En línea con lo expresado en el párrafo anterior, considero que en el caso catalano-español la independencia o la soberanía como posibilidad legal en el tiempo de acceder a ella por vía democrática, no suponen una solución al problema del trato a las minorías en democracia, que es justamente la clave en que se formula la demanda política rupturista, al entender que la mayoría no escuchará sus demandas. Cataluña no es Flandes, y tampoco es Quebec. Cataluña es en sí misma un espacio territorial que presenta diversidad lingüística, diferentes identidades nacionales y diferentes grados y compatibilidades de adscripción a estas identidades nacionales. No hay rastro de la justicia en el razonamiento de que la solución política pase por que el grupo que conforma una minoría en el Estado Español pase a ser una mayoría en unaRepública Catalana, que pudiese repetir las mismas tiranías de la mayoría, posibilidad a considerar especialmente cuando el proceso político soberanista exalta un nacionalismo inflamable y necesariamente excluyente.

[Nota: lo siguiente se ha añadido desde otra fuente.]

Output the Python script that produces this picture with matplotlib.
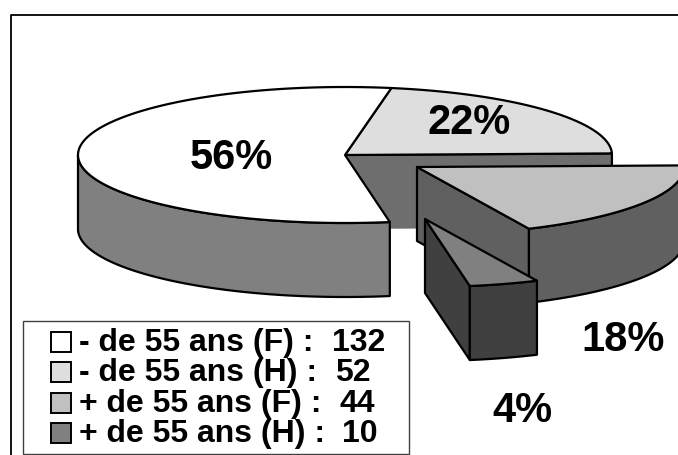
import numpy as np
import matplotlib
matplotlib.use("Agg")
import matplotlib.pyplot as plt
from matplotlib.patches import Polygon, Rectangle

categories = ["- de 55 ans (F) :", "- de 55 ans (H) :", "+ de 55 ans (F) :", "+ de 55 ans (H) :"]
values = [132, 52, 44, 10]
pct_labels = ["56%", "22%", "18%", "4%"]
top_colors = ["#ffffff", "#dedede", "#c0c0c0", "#808080"]
side_colors = ["#808080", "#707070", "#606060", "#404040"]
wall_color = "#6e6e6e"

plt.rcParams["font.family"] = ["Liberation Sans", "DejaVu Sans"]

fig = plt.figure(figsize=(6.78, 4.55), dpi=100)
ax = fig.add_axes([0, 0, 1, 1])
ax.set_xlim(0, 678)
ax.set_ylim(455, 0)
ax.axis("off")

# Pie geometry
CX, CY, RX, RY, DEPTH = 345, 155, 267, 68, 74
LW = 1.6
spans = 360 * np.array(values) / sum(values)
start = 80.0
a22 = (start, start - spans[1])
a18 = (a22[1], a22[1] - spans[2])
a04 = (a18[1], a18[1] - spans[3])
a56 = (a04[1], a04[1] - spans[0])
off18 = (72, 12)
off04 = (80, 64)


def arc(a0, a1, off=(0, 0), dy=0):
    t = np.radians(np.linspace(a0, a1, 160))
    return np.column_stack([CX + off[0] + RX * np.cos(t), CY + off[1] + dy - RY * np.sin(t)])


def apex(off=(0, 0), dy=0):
    return np.array([[CX + off[0], CY + off[1] + dy]])


def poly(pts, fc, z, lw=LW, ec="black"):
    ax.add_patch(Polygon(pts, closed=True, fc=fc, ec=ec, lw=lw, joinstyle="round", zorder=z))


# Main body: wall of the 22% slice seen through the gap
p0 = arc(a22[1], a22[1])[0]
wall = np.array([[CX, CY], p0, p0 + [0, DEPTH], [CX, CY + DEPTH]])
poly(wall, wall_color, 1, lw=0, ec="none")
ax.plot([CX, p0[0], p0[0]], [CY, p0[1], p0[1] + 14], color="black", lw=LW, zorder=2)

# 22% top
poly(np.vstack([apex(), arc(*a22)]), top_colors[1], 3)

# 56% side (visible front-left part) and top
t_front = a04[1] + 360
front = arc(180.0, t_front)
poly(np.vstack([front, (front + [0, DEPTH])[::-1]]), side_colors[0], 3)
poly(np.vstack([apex(), arc(a56[0] + 360, a56[1] + 360)]), top_colors[0], 4)

# 18% exploded slice
pa = apex(off18)
pa_bot = apex(off18, DEPTH)
pe = arc(a18[1], a18[1], off18)[0]
poly(np.vstack([pa, [pe], [pe + [0, DEPTH]], pa_bot]), side_colors[2], 5)
a = arc(a18[1], a18[0], off18)
poly(np.vstack([a, (a + [0, DEPTH])[::-1]]), side_colors[2], 5)
poly(np.vstack([pa, arc(*a18, off18)]), top_colors[2], 6)

# 4% exploded slice
pa = apex(off04)
pa_bot = apex(off04, DEPTH)
pe = arc(a04[1], a04[1], off04)[0]
poly(np.vstack([pa, [pe], [pe + [0, DEPTH]], pa_bot]), side_colors[3], 7)
a = arc(a04[1], a04[0], off04)
poly(np.vstack([a, (a + [0, DEPTH])[::-1]]), side_colors[3], 7)
poly(np.vstack([pa, arc(*a04, off04)]), top_colors[3], 8)

# Percentage labels
pct_xy = [(231, 158), (469, 123), (623, 340), (522, 411)]
for s, (x, y) in zip(pct_labels, pct_xy):
    ax.text(x, y, s, fontsize=30, fontweight="bold", ha="center", va="center", zorder=10)

# Outer frame
ax.plot([10.5, 10.5, 678], [455, 14.5, 14.5], color="black", lw=1.3, zorder=20)

# Legend
ax.add_patch(Rectangle((22.5, 320.5), 386.5, 133, fc="white", ec="#404040", lw=1.0, zorder=11))
rows_y = [342, 372, 403, 433]
val_x = [385, 371, 375, 378]
for cat, v, y, fc, vx in zip(categories, values, rows_y, ["#ffffff", "#dedede", "#c0c0c0", "#808080"], val_x):
    ax.add_patch(Rectangle((51, y - 10), 20, 20, fc=fc, ec="black", lw=1.4, zorder=12))
    ax.text(79, y + 1, cat, fontsize=23, fontweight="bold", ha="left", va="center", zorder=12)
    ax.text(vx, y + 1, str(v), fontsize=23, fontweight="bold", ha="right", va="center", zorder=12)

fig.savefig("out.png", dpi=100)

Igualmente, cabe rechazar la ruptura no consensuada por la infravaloración que supone a nivel conceptual del Estado democrático de Derecho. Existe un abismo sutil entre entender el Estado democrático de Derecho como forma de organización independientemente de su población y creer en él como forma de organización para un grupo humano concreto, en este caso, una nación. Este abismo es la diferencia entre querer el Estado democrático por lo que supone para cada uno de sus ciudadanos, que es la forma de creerlo con veracidad en una clave racionalista heredera de la Ilustración, o creer en él porque servirá a los fines una idea que es precisamente reaccionaria con la Ilustración, la nación pre-política de Fichte, confrontada con la lógica de la importancia primordial de la humanidad en cada individuo de la que se deriva el Estado democrático de Derecho. ¿Democracia liberal porque así reconocemos la dignidad de cada persona o democracia liberal porque somos un grupo en concreto que secundariamente decidimos esto? He aquí la diferencia entre el compromiso primordial con la democracia liberal y un abanico de grados de compromiso en cualquier caso menores.

Para concluir me quiero referir al estado del reto de la convivencia que planteo, como vía entre un legalismo que niega la vitalidad de la democracia y la convicción autodeterminista que ignora consideraciones constitucionales fundamentales, tratando de superar el punto en común de ambos: no plantear desde una perspectiva justa la organización política de la sociedad. En catalán la palabra reto (repte) se parece a la palabra rapto (rapte), y esta es la palabra que describe el estado del reto. Ambos polos lo secuestran. Los espacios de opinión pública se encuentran separados herméticamente de tal manera que no hay suficiente intercambio de ideas, por lo que no hay diálogo posible. Se presenta al otro sin arreglo a la verdad asimilándolo a un traidor, un oportunista y un egoísta o como un ser encallado en el pasado, un ser impermeable e insensible a las demandas razonables o un antidemócrata nostálgico del autoritarismo -argumento este que, debido a su particular vileza,se ha de recordar, sería impensable emplear contra la República Francesa o la República Federal Alemana cuando ejerciesen su soberanía frente a sus régions o Bundesländer respectivamente si invadiesen su ámbito competencial. Se asume, ya no con convencimiento, sino acríticamente, el elevadísimo grado de verdad y bien en las demandas propias y se desconsideran las del otro.

Ante este escenario político, creo necesario centrar nuestras energías políticas en derretir las barreras para la interlocución, practicar conjunta y honestamente la deliberación, tomar en serio las instituciones de la democracia y entenderla como algo más que convertir al enemigo en el adversario(como propone Chantal Mouffe).

Sólo esta vía nos podría conducir a una convivencia por todos deseable.